Collectors who value technical watchmaking, chronographs and enthusiast-driven luxury brands.

Where it excels

  • Exceptional chronograph pedigree and movement history
  • Strong balance between technical depth and wearability
  • Distinctive designs that remain relatively understated

Points to consider

Zenith tends to attract more enthusiast recognition than broader mainstream luxury visibility, which gives the brand a quieter market presence.

Brand context

The chronograph specialist with enthusiast credibility.

Zenith’s reputation rests heavily on technical achievement rather than mass-market luxury positioning.

Some brands dominate through visibility or scarcity. Zenith instead earns much of its respect through movement architecture, historical innovation and long-standing chronograph expertise.

The appeal lies in depth.
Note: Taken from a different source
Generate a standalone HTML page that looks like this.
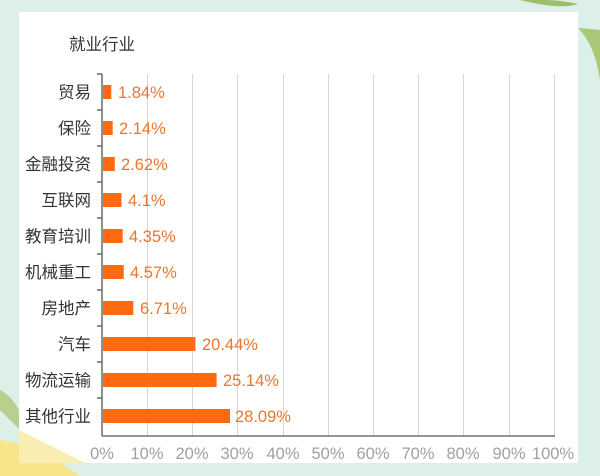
<!DOCTYPE html>
<html><head><meta charset="utf-8"><style>
html,body{margin:0;padding:0;width:600px;height:476px;overflow:hidden;background:#dcefe8}
svg{display:block}
text{font-family:"Liberation Sans","Noto Sans CJK SC",sans-serif}
</style></head><body>
<svg width="600" height="476" viewBox="0 0 600 476" xmlns="http://www.w3.org/2000/svg">
<rect width="600" height="476" fill="#dcefe8"/>
<path d="M520 0 Q560 10 578 4 Q560 0 545 0Z" fill="#9cbf6a"/>
<path d="M578 28 Q595 45 600 80 L600 30Z" fill="#a8c878"/>
<path d="M0 390 Q20 400 30 440 Q10 420 0 410Z" fill="#b9cf8f"/>
<path d="M0 440 Q40 445 80 476 L0 476Z" fill="#f6e58a"/>
<rect x="19" y="12" width="559" height="451" fill="#fff"/>
<path d="M19 430 Q50 445 85 463 L19 463Z" fill="#f8e9a0" opacity="0.8"/>
<text x="69" y="50" font-size="16.5" fill="#333">就业行业</text>
<g stroke="#d6d6d6" stroke-width="1">
<line x1="147.5" y1="74" x2="147.5" y2="436"/><line x1="192.5" y1="74" x2="192.5" y2="436"/>
<line x1="237.5" y1="74" x2="237.5" y2="436"/><line x1="283.5" y1="74" x2="283.5" y2="436"/>
<line x1="328.5" y1="74" x2="328.5" y2="436"/><line x1="373.5" y1="74" x2="373.5" y2="436"/>
<line x1="418.5" y1="74" x2="418.5" y2="436"/><line x1="463.5" y1="74" x2="463.5" y2="436"/>
<line x1="509.5" y1="74" x2="509.5" y2="436"/><line x1="554.5" y1="74" x2="554.5" y2="436"/>
</g>
<g stroke="#555" stroke-width="1.3">
<line x1="102" y1="74" x2="102" y2="436"/><line x1="102" y1="436" x2="555" y2="436"/>
<line x1="97" y1="74" x2="102" y2="74"/><line x1="97" y1="110" x2="102" y2="110"/>
<line x1="97" y1="146" x2="102" y2="146"/><line x1="97" y1="182" x2="102" y2="182"/>
<line x1="97" y1="218" x2="102" y2="218"/><line x1="97" y1="254" x2="102" y2="254"/>
<line x1="97" y1="290" x2="102" y2="290"/><line x1="97" y1="326" x2="102" y2="326"/>
<line x1="97" y1="362" x2="102" y2="362"/><line x1="97" y1="398" x2="102" y2="398"/>
</g>
<g fill="#ff6a10">
<rect x="103" y="85" width="8.3" height="14"/>
<rect x="103" y="121" width="9.7" height="14"/>
<rect x="103" y="157" width="11.8" height="14"/>
<rect x="103" y="193" width="18.5" height="14"/>
<rect x="103" y="229" width="19.7" height="14"/>
<rect x="103" y="265" width="20.7" height="14"/>
<rect x="103" y="301" width="30.3" height="14"/>
<rect x="103" y="337" width="92.4" height="14"/>
<rect x="103" y="373" width="113.6" height="14"/>
<rect x="103" y="409" width="127" height="14"/>
</g>
<g font-size="16.5" fill="#333" text-anchor="end">
<text x="91" y="98">贸易</text><text x="91" y="134">保险</text>
<text x="91" y="170">金融投资</text><text x="91" y="206">互联网</text>
<text x="91" y="242">教育培训</text><text x="91" y="278">机械重工</text>
<text x="91" y="314">房地产</text><text x="91" y="350">汽车</text>
<text x="91" y="386">物流运输</text><text x="91" y="422">其他行业</text>
</g>
<g font-size="16.5" fill="#e8772e">
<text x="118" y="98">1.84%</text><text x="119" y="134">2.14%</text>
<text x="121" y="170">2.62%</text><text x="128" y="206">4.1%</text>
<text x="129" y="242">4.35%</text><text x="130" y="278">4.57%</text>
<text x="140" y="314">6.71%</text><text x="202" y="350">20.44%</text>
<text x="223" y="386">25.14%</text><text x="235" y="422">28.09%</text>
</g>
<g font-size="16.5" fill="#a0a0a0" text-anchor="middle">
<text x="102" y="459">0%</text><text x="147" y="459">10%</text>
<text x="192" y="459">20%</text><text x="237" y="459">30%</text>
<text x="283" y="459">40%</text><text x="328" y="459">50%</text>
<text x="373" y="459">60%</text><text x="418" y="459">70%</text>
<text x="463" y="459">80%</text><text x="509" y="459">90%</text>
<text x="553" y="459">100%</text>
</g>
</svg>
</body></html>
The watches often reward closer attention — not only visually, but mechanically and historically as well.

Zenith demonstrates that technically important watchmaking can still feel approachable, wearable and genuinely enjoyable outside the most rarefied collector circles.

Buying guide

Buying a Zenith

New, pre-owned or vintage — here is what to understand before you buy, and where the strongest value often sits.

  • Best first Zenith: Chronomaster Original.
  • Best long-term hold: El Primero-based chronographs and historically important Chronomaster references.
  • Most overlooked: Vintage-inspired Defy Revival models.
  • Common mistake: overlooking Zenith while focusing only on larger mainstream luxury chronograph brands.